-- start DATA LINES --
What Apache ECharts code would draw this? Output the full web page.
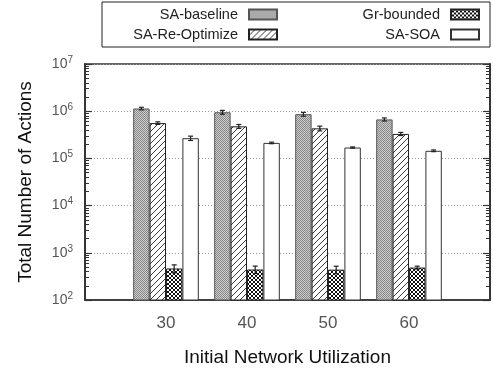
-- end DATA LINES --
-- start DATA LINES --
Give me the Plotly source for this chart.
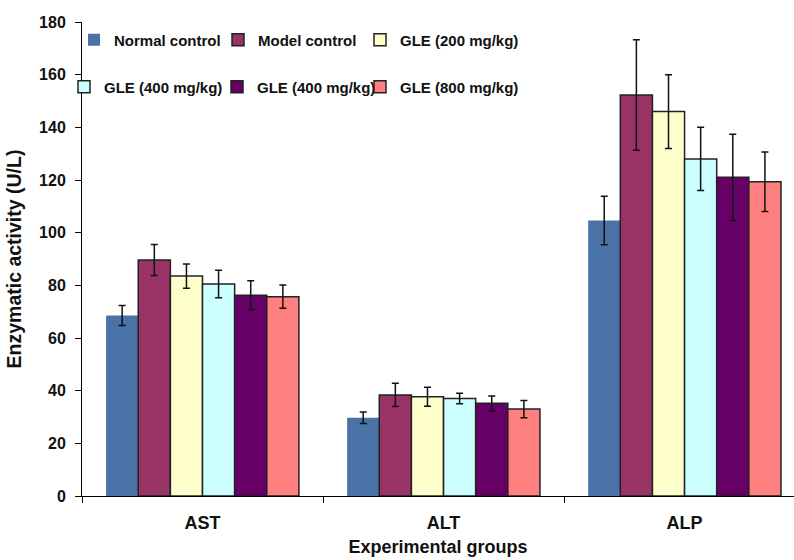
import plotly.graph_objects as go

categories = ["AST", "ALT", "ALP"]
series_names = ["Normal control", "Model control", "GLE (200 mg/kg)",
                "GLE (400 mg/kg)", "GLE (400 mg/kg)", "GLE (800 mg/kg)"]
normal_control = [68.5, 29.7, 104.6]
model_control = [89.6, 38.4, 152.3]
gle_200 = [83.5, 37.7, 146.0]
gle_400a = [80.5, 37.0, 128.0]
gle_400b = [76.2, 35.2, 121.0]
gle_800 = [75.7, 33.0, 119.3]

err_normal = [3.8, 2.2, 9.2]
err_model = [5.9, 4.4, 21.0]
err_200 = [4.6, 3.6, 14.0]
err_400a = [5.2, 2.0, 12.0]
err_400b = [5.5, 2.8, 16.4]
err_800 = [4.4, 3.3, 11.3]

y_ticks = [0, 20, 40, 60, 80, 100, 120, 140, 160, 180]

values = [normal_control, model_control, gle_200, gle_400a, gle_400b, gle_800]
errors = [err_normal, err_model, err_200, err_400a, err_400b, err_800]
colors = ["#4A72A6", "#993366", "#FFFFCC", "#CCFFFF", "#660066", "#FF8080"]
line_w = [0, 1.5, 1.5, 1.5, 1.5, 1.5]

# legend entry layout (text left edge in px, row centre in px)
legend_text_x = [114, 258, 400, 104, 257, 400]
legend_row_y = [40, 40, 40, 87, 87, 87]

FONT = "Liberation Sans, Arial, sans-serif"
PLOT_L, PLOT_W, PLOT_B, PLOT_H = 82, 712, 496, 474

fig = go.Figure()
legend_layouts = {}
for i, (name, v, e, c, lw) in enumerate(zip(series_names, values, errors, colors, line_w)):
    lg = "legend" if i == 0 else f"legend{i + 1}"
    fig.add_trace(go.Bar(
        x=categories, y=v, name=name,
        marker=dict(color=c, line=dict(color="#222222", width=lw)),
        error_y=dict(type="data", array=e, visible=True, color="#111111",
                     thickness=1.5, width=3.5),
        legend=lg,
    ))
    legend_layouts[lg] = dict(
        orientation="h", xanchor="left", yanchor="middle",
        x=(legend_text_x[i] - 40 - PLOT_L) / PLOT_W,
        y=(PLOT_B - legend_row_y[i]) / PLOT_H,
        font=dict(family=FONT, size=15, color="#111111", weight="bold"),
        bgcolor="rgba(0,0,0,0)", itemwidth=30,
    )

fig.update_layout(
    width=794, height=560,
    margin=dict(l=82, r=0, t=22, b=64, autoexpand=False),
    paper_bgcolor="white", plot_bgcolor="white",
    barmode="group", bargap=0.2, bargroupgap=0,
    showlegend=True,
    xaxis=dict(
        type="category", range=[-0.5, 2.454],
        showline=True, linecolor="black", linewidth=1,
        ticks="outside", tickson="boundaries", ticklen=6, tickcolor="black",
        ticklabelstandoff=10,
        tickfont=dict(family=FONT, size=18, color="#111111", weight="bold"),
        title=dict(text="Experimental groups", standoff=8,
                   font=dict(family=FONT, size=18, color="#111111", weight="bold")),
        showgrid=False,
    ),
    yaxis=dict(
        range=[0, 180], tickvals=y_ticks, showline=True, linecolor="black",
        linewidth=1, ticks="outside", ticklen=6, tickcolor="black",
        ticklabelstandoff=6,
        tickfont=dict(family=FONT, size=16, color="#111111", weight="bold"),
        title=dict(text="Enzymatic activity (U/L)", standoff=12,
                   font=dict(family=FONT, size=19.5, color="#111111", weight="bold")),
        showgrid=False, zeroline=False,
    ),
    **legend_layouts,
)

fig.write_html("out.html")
-- end DATA LINES --
-- start DATA LINES --
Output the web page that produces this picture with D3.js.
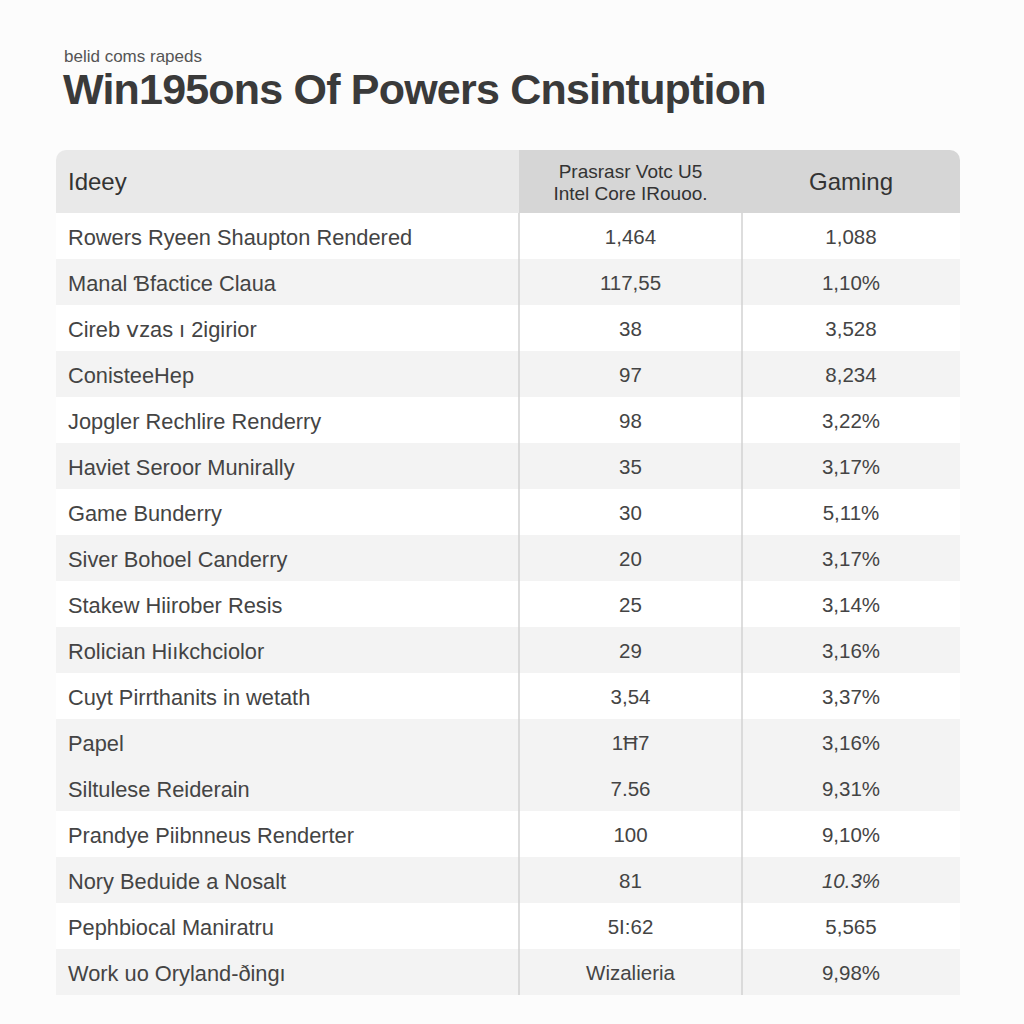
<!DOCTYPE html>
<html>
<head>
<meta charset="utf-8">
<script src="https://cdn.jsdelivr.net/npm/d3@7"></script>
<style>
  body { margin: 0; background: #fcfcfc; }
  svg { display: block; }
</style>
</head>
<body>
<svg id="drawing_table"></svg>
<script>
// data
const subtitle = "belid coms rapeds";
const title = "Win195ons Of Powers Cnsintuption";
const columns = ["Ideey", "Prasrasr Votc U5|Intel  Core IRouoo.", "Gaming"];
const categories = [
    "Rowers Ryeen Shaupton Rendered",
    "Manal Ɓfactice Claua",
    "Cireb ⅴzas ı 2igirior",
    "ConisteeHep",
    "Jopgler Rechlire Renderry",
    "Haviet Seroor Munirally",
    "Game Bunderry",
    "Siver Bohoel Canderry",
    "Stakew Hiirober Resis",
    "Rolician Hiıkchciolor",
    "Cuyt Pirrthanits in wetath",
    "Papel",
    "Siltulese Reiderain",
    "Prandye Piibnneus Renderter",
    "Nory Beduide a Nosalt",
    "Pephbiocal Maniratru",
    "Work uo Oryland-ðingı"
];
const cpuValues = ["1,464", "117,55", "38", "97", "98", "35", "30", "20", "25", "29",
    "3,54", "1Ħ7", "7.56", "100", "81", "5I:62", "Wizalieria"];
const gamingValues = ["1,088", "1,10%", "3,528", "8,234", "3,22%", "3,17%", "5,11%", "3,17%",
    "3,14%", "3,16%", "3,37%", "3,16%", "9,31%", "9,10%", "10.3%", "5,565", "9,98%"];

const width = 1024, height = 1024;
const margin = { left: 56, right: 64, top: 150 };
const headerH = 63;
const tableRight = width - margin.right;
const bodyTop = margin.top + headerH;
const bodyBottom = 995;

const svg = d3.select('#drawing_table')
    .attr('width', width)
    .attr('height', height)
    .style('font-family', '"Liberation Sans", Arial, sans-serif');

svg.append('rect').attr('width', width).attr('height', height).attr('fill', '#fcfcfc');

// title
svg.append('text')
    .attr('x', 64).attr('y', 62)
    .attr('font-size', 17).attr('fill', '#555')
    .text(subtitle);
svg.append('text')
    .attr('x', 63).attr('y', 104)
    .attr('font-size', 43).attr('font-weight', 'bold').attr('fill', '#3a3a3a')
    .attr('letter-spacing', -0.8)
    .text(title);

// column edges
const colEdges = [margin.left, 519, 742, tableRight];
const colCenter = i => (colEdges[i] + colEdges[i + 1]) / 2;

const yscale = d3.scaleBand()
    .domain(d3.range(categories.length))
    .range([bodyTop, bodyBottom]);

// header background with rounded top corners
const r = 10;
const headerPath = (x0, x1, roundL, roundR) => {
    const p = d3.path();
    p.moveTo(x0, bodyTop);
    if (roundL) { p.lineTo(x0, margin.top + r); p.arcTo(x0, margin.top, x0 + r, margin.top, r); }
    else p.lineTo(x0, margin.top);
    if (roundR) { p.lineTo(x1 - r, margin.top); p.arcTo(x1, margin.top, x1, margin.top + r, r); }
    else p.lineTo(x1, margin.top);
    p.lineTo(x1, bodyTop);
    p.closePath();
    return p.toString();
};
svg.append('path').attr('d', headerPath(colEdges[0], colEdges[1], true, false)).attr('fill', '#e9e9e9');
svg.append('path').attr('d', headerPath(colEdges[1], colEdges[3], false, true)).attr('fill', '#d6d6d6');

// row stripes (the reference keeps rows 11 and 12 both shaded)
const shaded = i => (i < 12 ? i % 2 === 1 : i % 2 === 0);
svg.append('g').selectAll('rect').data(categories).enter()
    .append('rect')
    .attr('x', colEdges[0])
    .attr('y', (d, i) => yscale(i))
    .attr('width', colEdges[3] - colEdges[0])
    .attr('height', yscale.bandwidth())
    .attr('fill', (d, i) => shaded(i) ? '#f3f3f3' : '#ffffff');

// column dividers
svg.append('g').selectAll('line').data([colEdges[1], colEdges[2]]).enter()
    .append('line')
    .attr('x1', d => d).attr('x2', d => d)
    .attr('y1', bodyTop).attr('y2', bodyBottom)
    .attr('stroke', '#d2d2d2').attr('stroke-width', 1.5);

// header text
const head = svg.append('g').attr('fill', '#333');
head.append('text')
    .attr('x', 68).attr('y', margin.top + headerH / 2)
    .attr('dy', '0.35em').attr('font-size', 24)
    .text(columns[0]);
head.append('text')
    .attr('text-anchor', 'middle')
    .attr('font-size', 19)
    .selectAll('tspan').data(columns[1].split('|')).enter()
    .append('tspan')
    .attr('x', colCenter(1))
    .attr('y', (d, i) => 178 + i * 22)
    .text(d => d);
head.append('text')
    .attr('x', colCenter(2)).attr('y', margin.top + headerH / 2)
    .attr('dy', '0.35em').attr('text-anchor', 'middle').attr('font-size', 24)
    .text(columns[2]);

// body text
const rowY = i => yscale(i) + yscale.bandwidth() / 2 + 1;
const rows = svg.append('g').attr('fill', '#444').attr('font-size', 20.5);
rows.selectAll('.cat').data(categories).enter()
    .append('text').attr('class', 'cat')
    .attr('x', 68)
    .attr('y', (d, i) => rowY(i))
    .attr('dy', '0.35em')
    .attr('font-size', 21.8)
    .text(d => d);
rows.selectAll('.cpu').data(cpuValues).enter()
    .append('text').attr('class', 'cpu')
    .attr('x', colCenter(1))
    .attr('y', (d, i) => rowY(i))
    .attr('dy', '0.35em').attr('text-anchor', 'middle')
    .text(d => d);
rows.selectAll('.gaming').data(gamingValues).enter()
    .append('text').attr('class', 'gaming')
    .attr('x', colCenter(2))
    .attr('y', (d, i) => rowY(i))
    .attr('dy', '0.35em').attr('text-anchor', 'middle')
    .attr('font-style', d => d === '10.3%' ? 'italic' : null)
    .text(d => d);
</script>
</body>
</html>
-- end DATA LINES --
Transcribe, leaving out pictures, each line from the one containing "Give me the Plotly source for this chart." through the one containing "import plotly.graph_objects as go".

**EXERCISE RESPONSE:**
Give me the Plotly source for this chart.
import plotly.graph_objects as go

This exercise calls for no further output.